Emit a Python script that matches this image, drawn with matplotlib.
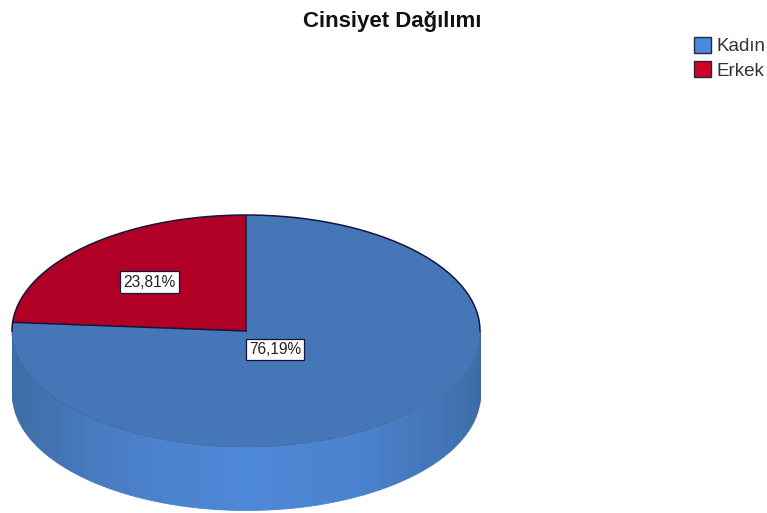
---
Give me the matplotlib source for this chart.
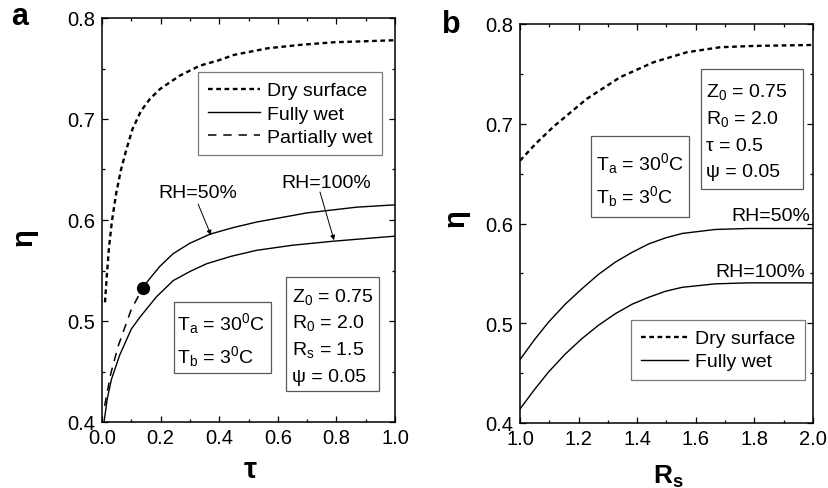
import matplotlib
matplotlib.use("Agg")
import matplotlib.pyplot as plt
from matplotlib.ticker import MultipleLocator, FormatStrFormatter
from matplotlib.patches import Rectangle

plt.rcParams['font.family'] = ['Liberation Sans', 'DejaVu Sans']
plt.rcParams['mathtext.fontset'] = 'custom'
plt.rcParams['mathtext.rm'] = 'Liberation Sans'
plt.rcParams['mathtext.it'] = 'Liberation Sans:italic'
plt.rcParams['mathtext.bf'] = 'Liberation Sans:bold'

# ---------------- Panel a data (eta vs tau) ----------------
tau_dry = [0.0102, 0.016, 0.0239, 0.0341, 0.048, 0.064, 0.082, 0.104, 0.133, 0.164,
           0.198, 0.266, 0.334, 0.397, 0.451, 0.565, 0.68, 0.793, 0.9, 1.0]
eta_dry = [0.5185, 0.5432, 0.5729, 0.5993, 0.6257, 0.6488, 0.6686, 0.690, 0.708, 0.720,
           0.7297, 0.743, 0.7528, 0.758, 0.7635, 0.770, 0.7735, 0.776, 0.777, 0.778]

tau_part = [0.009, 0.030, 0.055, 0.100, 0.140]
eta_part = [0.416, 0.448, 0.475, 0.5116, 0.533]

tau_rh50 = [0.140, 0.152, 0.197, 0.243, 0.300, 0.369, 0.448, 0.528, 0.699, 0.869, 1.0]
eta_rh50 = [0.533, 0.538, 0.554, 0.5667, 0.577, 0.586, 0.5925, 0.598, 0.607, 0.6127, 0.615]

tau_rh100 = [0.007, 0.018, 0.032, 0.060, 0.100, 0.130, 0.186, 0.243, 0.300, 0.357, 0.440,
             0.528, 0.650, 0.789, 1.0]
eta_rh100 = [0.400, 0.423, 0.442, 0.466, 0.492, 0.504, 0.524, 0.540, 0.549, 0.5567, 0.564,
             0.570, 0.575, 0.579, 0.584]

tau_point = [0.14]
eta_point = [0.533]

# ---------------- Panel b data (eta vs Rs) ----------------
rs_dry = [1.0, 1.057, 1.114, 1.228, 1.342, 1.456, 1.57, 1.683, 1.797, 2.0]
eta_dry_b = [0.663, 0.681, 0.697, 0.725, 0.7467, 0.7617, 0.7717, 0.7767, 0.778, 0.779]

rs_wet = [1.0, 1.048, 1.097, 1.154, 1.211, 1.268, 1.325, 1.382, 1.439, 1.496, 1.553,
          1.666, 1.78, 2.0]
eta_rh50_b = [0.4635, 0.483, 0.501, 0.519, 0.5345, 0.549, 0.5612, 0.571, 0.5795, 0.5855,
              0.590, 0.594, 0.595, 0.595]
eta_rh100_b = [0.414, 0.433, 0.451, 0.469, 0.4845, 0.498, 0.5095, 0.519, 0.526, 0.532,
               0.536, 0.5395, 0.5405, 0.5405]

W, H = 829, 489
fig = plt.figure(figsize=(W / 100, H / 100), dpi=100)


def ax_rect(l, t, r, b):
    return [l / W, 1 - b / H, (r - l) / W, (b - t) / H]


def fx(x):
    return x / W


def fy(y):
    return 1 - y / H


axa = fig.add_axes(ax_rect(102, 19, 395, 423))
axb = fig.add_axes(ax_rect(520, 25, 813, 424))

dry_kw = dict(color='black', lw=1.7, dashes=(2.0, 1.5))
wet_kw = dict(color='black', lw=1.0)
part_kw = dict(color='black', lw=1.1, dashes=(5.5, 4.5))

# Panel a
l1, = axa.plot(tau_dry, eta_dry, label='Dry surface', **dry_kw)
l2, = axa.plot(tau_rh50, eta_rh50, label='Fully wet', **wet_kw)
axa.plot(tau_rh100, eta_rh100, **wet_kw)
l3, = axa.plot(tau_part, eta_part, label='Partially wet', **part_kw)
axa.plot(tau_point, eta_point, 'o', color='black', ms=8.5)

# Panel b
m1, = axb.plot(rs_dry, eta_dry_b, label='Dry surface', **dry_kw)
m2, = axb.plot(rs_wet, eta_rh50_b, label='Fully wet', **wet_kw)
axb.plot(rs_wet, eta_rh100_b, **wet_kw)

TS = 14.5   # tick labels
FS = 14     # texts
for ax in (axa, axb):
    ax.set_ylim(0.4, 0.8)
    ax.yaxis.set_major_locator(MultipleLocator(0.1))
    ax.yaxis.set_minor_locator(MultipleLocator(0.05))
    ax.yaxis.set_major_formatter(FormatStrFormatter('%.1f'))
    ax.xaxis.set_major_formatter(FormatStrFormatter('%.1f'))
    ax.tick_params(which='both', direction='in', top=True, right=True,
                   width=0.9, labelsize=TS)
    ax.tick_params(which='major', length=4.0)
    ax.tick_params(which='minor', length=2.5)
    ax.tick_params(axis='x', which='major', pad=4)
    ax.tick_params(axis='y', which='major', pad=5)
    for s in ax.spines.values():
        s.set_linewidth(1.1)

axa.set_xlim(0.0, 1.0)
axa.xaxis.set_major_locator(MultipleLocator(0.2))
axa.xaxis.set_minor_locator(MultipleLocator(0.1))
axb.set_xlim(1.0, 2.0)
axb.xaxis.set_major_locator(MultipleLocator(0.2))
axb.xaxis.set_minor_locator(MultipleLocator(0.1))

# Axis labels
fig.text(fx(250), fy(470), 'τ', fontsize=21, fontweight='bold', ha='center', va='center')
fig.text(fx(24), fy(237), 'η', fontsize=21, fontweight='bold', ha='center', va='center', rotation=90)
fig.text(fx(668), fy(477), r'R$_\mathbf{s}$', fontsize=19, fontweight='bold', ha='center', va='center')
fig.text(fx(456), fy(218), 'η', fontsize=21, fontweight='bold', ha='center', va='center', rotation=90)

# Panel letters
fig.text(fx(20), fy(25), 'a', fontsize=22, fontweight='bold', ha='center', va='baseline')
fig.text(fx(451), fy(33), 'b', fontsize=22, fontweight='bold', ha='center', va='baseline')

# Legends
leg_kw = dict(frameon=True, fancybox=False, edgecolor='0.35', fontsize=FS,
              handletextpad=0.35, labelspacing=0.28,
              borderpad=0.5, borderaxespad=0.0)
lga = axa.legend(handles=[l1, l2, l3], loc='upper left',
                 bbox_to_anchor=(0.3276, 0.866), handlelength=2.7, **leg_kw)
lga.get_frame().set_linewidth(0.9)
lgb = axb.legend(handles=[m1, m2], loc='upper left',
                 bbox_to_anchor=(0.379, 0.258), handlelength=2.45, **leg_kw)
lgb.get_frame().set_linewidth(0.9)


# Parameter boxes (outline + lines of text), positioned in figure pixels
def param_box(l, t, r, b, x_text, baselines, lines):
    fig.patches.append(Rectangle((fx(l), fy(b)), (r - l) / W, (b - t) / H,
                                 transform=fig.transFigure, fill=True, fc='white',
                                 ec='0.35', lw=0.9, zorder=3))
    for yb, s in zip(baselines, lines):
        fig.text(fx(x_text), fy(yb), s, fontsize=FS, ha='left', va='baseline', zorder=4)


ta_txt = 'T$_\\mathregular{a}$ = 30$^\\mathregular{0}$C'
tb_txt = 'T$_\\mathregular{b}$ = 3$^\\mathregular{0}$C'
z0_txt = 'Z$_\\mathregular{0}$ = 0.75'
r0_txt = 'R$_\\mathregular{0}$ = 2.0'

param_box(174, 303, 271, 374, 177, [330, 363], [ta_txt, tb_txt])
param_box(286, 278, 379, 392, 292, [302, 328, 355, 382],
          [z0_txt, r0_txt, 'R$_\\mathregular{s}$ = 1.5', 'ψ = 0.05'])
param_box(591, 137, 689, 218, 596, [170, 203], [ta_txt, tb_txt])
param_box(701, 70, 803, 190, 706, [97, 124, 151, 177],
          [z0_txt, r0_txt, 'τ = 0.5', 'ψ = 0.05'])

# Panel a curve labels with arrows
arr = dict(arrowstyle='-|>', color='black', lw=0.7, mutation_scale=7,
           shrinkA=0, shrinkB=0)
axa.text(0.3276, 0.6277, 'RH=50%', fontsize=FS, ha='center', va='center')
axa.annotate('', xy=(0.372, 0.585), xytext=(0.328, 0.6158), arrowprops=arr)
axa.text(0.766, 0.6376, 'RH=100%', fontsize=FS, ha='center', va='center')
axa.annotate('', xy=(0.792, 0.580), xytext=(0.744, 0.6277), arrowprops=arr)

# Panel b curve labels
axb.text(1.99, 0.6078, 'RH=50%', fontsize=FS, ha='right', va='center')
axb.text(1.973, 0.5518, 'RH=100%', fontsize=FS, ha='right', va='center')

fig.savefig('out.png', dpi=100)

## Task objective
Gather, from the listing above, every line carrying the word "with".

## Written response
Emit a Python script that matches this image, drawn with matplotlib.
# Panel a curve labels with arrows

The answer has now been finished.